> [Work to do]
Retype, word for word, the lines between the ones holding "Write a LaTeX" and "(p2) at (8,101)", inclusive; pictures stay out of the copy.

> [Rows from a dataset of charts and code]
------------

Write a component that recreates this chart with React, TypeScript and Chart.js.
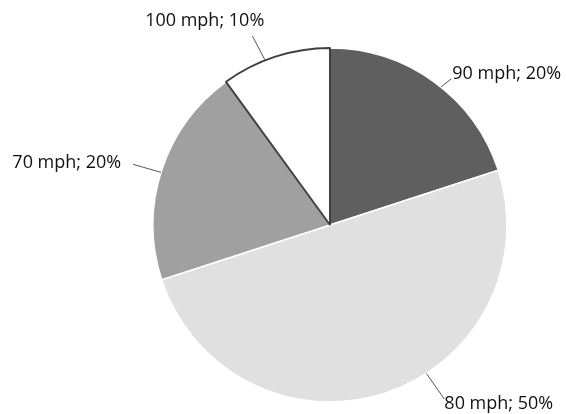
import React, { useEffect, useRef } from "react";
import { Chart, registerables } from "chart.js";

Chart.register(...registerables);

const categories = ["90 mph", "80 mph", "70 mph", "100 mph"];
const shares = [20, 50, 20, 10];
const sliceColors = ["#5f5f5f", "#e0e0e0", "#a0a0a0", "#ffffff"];
const borderColors = ["#ffffff", "#ffffff", "#ffffff", "#404040"];
const borderWidths = [1.5, 1.5, 1.5, 2];

// label layout (relative to pie centre, px at radius 178)
const leaderAngles = [38.8, 147, -72.7, -21.5];
const leaderEnds: [number, number][] = [[122, -147], [115, 175], [-198, -61], [-78, -190]];
const textPos: [number, number][] = [[123, -152], [115, 180], [-210, -62], [-126, -205]];
const textAligns: CanvasTextAlign[] = ["left", "left", "right", "center"];

const labelPlugin = {
  id: "pieLabels",
  afterDatasetsDraw(chart: any) {
    const ctx = chart.ctx;
    const meta = chart.getDatasetMeta(0);
    ctx.save();
    meta.data.forEach((arc: any, i: number) => {
      const cx = arc.x, cy = arc.y, r = arc.outerRadius;
      const s = r / 178;
      const a = (leaderAngles[i] * Math.PI) / 180;
      const sx = cx + r * Math.sin(a);
      const sy = cy - r * Math.cos(a);
      const ex = cx + leaderEnds[i][0] * s;
      const ey = cy + leaderEnds[i][1] * s;
      ctx.strokeStyle = "#555555";
      ctx.lineWidth = 1;
      ctx.beginPath();
      ctx.moveTo(sx, sy);
      ctx.lineTo(ex, ey);
      ctx.stroke();
      ctx.fillStyle = "#111111";
      ctx.font = "18px 'Open Sans'";
      ctx.textAlign = textAligns[i];
      ctx.textBaseline = "middle";
      const label = `${categories[i]}; ${shares[i]}%`;
      ctx.fillText(label, cx + textPos[i][0] * s, cy + textPos[i][1] * s);
    });
    ctx.restore();
  },
};

export default function App() {
  const ref = useRef<HTMLCanvasElement>(null);
  useEffect(() => {
    if (!ref.current) return;
    const chart = new Chart(ref.current, {
      type: "pie",
      data: {
        labels: categories,
        datasets: [
          {
            data: shares,
            backgroundColor: sliceColors,
            borderColor: borderColors,
            borderWidth: borderWidths,
          },
        ],
      },
      options: {
        animation: false,
        responsive: true,
        maintainAspectRatio: false,
        layout: { padding: { left: 152, right: 58, top: 47, bottom: 11 } },
        plugins: {
          legend: { display: false },
          tooltip: { enabled: false },
        },
      },
      plugins: [labelPlugin],
    });
    return () => chart.destroy();
  }, []);
  return (
    <div style={{ position: "fixed", left: 0, top: 0, width: 566, height: 414, background: "#fff" }}>
      <canvas ref={ref} />
    </div>
  );
}
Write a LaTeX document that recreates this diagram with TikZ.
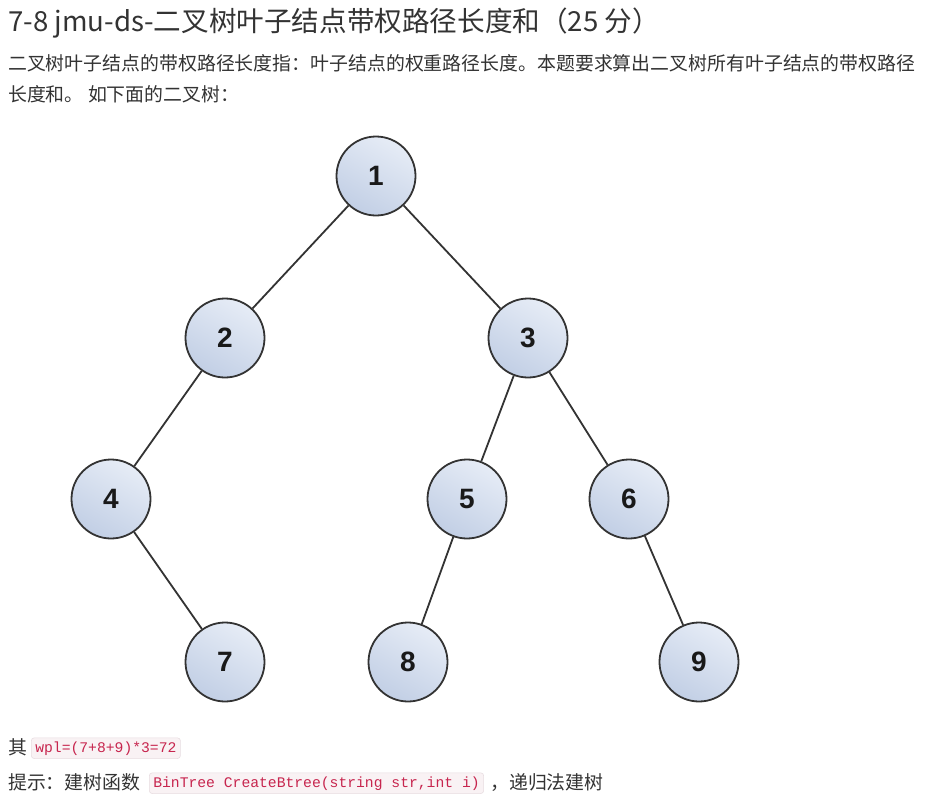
\documentclass[tikz,border=0pt]{standalone}
\usepackage{fontspec}
\setmainfont{Noto Sans CJK SC}
\newfontfamily\nodefont{Liberation Sans}
\setmonofont{Liberation Mono}
\definecolor{nodeA}{HTML}{E6ECF6}
\definecolor{nodeB}{HTML}{C2CFE5}
\definecolor{edgec}{HTML}{333333}
\definecolor{codefg}{HTML}{C7254E}
\definecolor{codebg}{HTML}{F9F2F4}
\definecolor{codebd}{HTML}{E8DDE1}
\definecolor{txt}{HTML}{333333}
\begin{document}
\begin{tikzpicture}[x=1pt,y=-1pt,
  tnode/.style={circle, draw=edgec, line width=1.8pt, minimum size=79pt, inner sep=0pt,
    top color=nodeA, bottom color=nodeB, shading angle=-30,
    font=\nodefont\bfseries\fontsize{28}{30}\selectfont, text=black!90},
  tedge/.style={draw=edgec, line width=1.8pt},
  txtline/.style={anchor=base west, inner sep=0pt, text=txt},
  code/.style={anchor=base west, fill=codebg, draw=codebd, rounded corners=3pt, text=codefg,
    inner xsep=4pt, inner ysep=3.5pt, font=\ttfamily\fontsize{14.7}{16}\selectfont, line width=0.6pt}
]
\useasboundingbox (0,0) rectangle (935,804);
\fill[white] (0,0) rectangle (935,804);

\node[txtline, font=\fontsize{27.6}{30}\selectfont] (title) at (8,31) {7-8 jmu-ds-二叉树叶子结点带权路径长度和（25 分）};
\node[txtline, font=\fontsize{18.9}{22}\selectfont] (p1) at (8,70) {二叉树叶子结点的带权路径长度指：叶子结点的权重路径长度。本题要求算出二叉树所有叶子结点的带权路径};
\node[txtline, font=\fontsize{18.9}{22}\selectfont] (p2) at (8,101) {长度和。 如下面的二叉树：};

\node[tnode] (n1) at (376,176) {1};
\node[tnode] (n2) at (225,338) {2};
\node[tnode] (n3) at (528,338) {3};
\node[tnode] (n4) at (111,499) {4};
\node[tnode] (n5) at (467,499) {5};
\node[tnode] (n6) at (629,499) {6};
\node[tnode] (n7) at (225,662) {7};
\node[tnode] (n8) at (408,662) {8};
\node[tnode] (n9) at (699,662) {9};

\draw[tedge] (n1) -- (n2);
\draw[tedge] (n1) -- (n3);
\draw[tedge] (n2) -- (n4);
\draw[tedge] (n4) -- (n7);
\draw[tedge] (n3) -- (n5);
\draw[tedge] (n3) -- (n6);
\draw[tedge] (n5) -- (n8);
\draw[tedge] (n6) -- (n9);

\node[txtline, font=\fontsize{18.9}{22}\selectfont] (q) at (8,754) {其};
\node[code] (c1) at (31,752) {wpl=(7+8+9)*3=72};
\node[txtline, font=\fontsize{18.9}{22}\selectfont] (h1) at (8,789) {提示：建树函数};
\node[code] (c2) at (149,787) {BinTree CreateBtree(string str,int i)};
\node[txtline, font=\fontsize{18.9}{22}\selectfont] (h2) at (490,789) {，递归法建树};
\end{tikzpicture}
\end{document}
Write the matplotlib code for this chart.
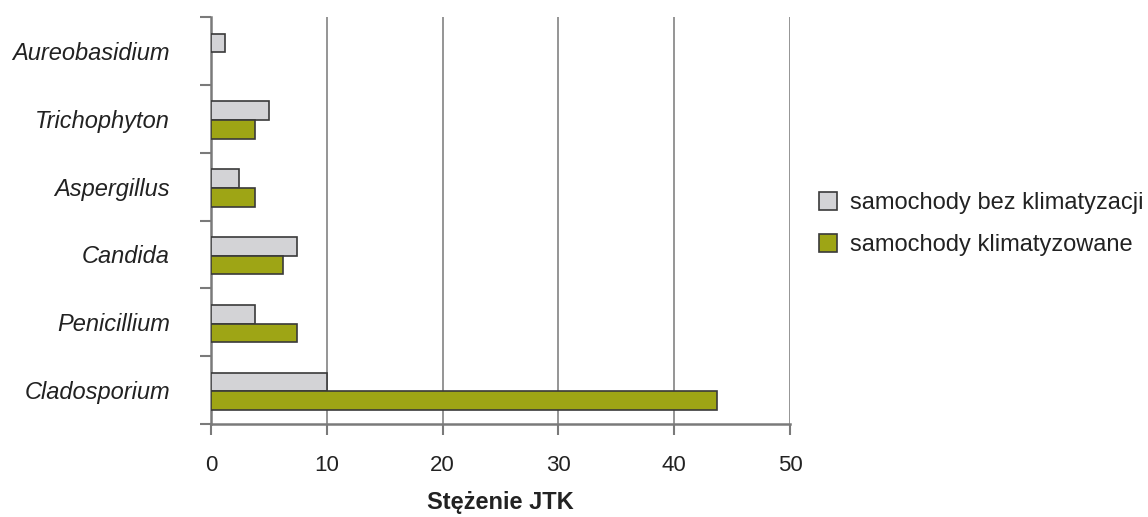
import matplotlib
matplotlib.use("Agg")
import matplotlib.pyplot as plt
import numpy as np

plt.rcParams['font.family'] = ['Liberation Sans', 'DejaVu Sans']

categories = ["Aureobasidium", "Trichophyton", "Aspergillus", "Candida", "Penicillium", "Cladosporium"]
bez_klim = [1.2, 5.0, 2.4, 7.4, 3.8, 10.0]
klim = [0.0, 3.8, 3.8, 6.2, 7.4, 43.7]
series_labels = ["samochody bez klimatyzacji", "samochody klimatyzowane"]
xticks = [0, 10, 20, 30, 40, 50]
xlabel = "Stężenie JTK"

gray = "#d3d3d6"
green = "#9ea515"
edge = "#3a3a3a"
axis_col = "#7a7a7a"

fig = plt.figure(figsize=(11.48, 5.17), dpi=100)
ax = fig.add_axes([211/1148, 1 - 424/517, (790-211)/1148, (424-17)/517])

n = len(categories)
pos = np.arange(n)[::-1]  # top first
h = 0.275
off = 0.02
b1 = ax.barh(pos + h/2 - off, bez_klim, height=h, color=gray, edgecolor=edge, linewidth=1.2,
             label=series_labels[0], zorder=3)
vals2 = [v if v > 0 else np.nan for v in klim]
b2 = ax.barh(pos - h/2 - off, vals2, height=h, color=green, edgecolor=edge, linewidth=1.2,
             label=series_labels[1], zorder=3)

ax.set_xlim(0, 50)
ax.set_ylim(-0.5, n - 0.5)
ax.set_xticks(xticks)
ax.set_xticklabels([str(t) for t in xticks], fontsize=16, color="#222222")
ax.set_yticks(np.arange(n - 1, -1, -1))
ax.set_yticklabels(categories, fontsize=17, style="italic", color="#222222")
ax.set_yticks(np.arange(-0.5, n, 1.0), minor=True)
ax.tick_params(axis="y", which="major", length=0, pad=29.5)
ax.tick_params(axis="y", which="minor", length=8, width=1.5, color=axis_col, direction="out")
ax.tick_params(axis="x", which="major", length=8, width=1.5, color=axis_col, direction="out", pad=14)

for x in xticks[1:]:
    ax.axvline(x, color="#8c8c8c", linewidth=1.3, zorder=1)

for s in ["top", "right"]:
    ax.spines[s].set_visible(False)
for s in ["left", "bottom"]:
    ax.spines[s].set_color(axis_col)
    ax.spines[s].set_linewidth(1.8)

ax.set_xlabel(xlabel, fontsize=17, fontweight="bold", color="#222222")
ax.xaxis.set_label_coords(0.5, -0.165)

leg = fig.legend(handles=[b1, b2], labels=series_labels, loc="upper left",
                 bbox_to_anchor=(798/1148, 1 - 171/517), frameon=False, fontsize=17,
                 handlelength=0.75, handleheight=0.75, handletextpad=0.55, labelspacing=0.85)
for t in leg.get_texts():
    t.set_color("#222222")

fig.savefig("out.png", dpi=100)
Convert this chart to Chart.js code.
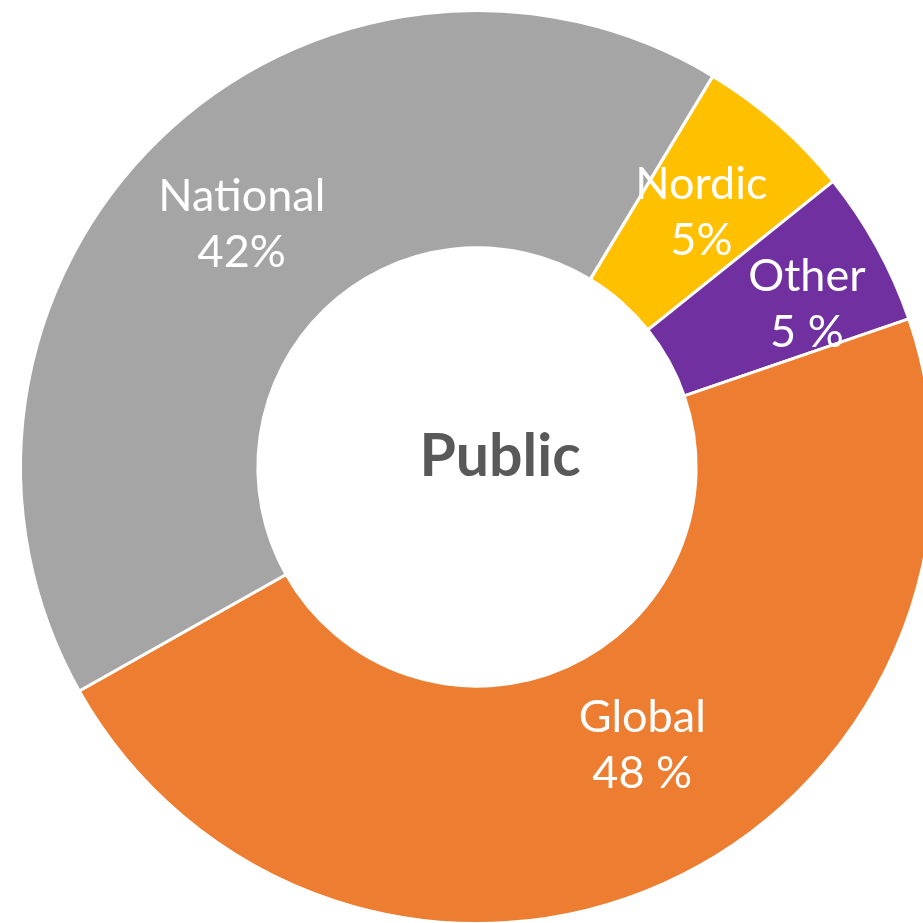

------------

> [Answer to this problem]
Write a LaTeX document that recreates this diagram with TikZ.
\documentclass[tikz,border=0pt]{standalone}
\usepackage{fontspec}
\setmainfont{Noto Sans CJK SC}
\newfontfamily\nodefont{Liberation Sans}
\setmonofont{Liberation Mono}
\definecolor{nodeA}{HTML}{E6ECF6}
\definecolor{nodeB}{HTML}{C2CFE5}
\definecolor{edgec}{HTML}{333333}
\definecolor{codefg}{HTML}{C7254E}
\definecolor{codebg}{HTML}{F9F2F4}
\definecolor{codebd}{HTML}{E8DDE1}
\definecolor{txt}{HTML}{333333}
\begin{document}
\begin{tikzpicture}[x=1pt,y=-1pt,
  tnode/.style={circle, draw=edgec, line width=1.8pt, minimum size=79pt, inner sep=0pt,
    top color=nodeA, bottom color=nodeB, shading angle=-30,
    font=\nodefont\bfseries\fontsize{28}{30}\selectfont, text=black!90},
  tedge/.style={draw=edgec, line width=1.8pt},
  txtline/.style={anchor=base west, inner sep=0pt, text=txt},
  code/.style={anchor=base west, fill=codebg, draw=codebd, rounded corners=3pt, text=codefg,
    inner xsep=4pt, inner ysep=3.5pt, font=\ttfamily\fontsize{14.7}{16}\selectfont, line width=0.6pt}
]
\useasboundingbox (0,0) rectangle (935,804);
\fill[white] (0,0) rectangle (935,804);

\node[txtline, font=\fontsize{27.6}{30}\selectfont] (title) at (8,31) {7-8 jmu-ds-二叉树叶子结点带权路径长度和（25 分）};
\node[txtline, font=\fontsize{18.9}{22}\selectfont] (p1) at (8,70) {二叉树叶子结点的带权路径长度指：叶子结点的权重路径长度。本题要求算出二叉树所有叶子结点的带权路径};
\node[txtline, font=\fontsize{18.9}{22}\selectfont] (p2) at (8,101) {长度和。 如下面的二叉树：};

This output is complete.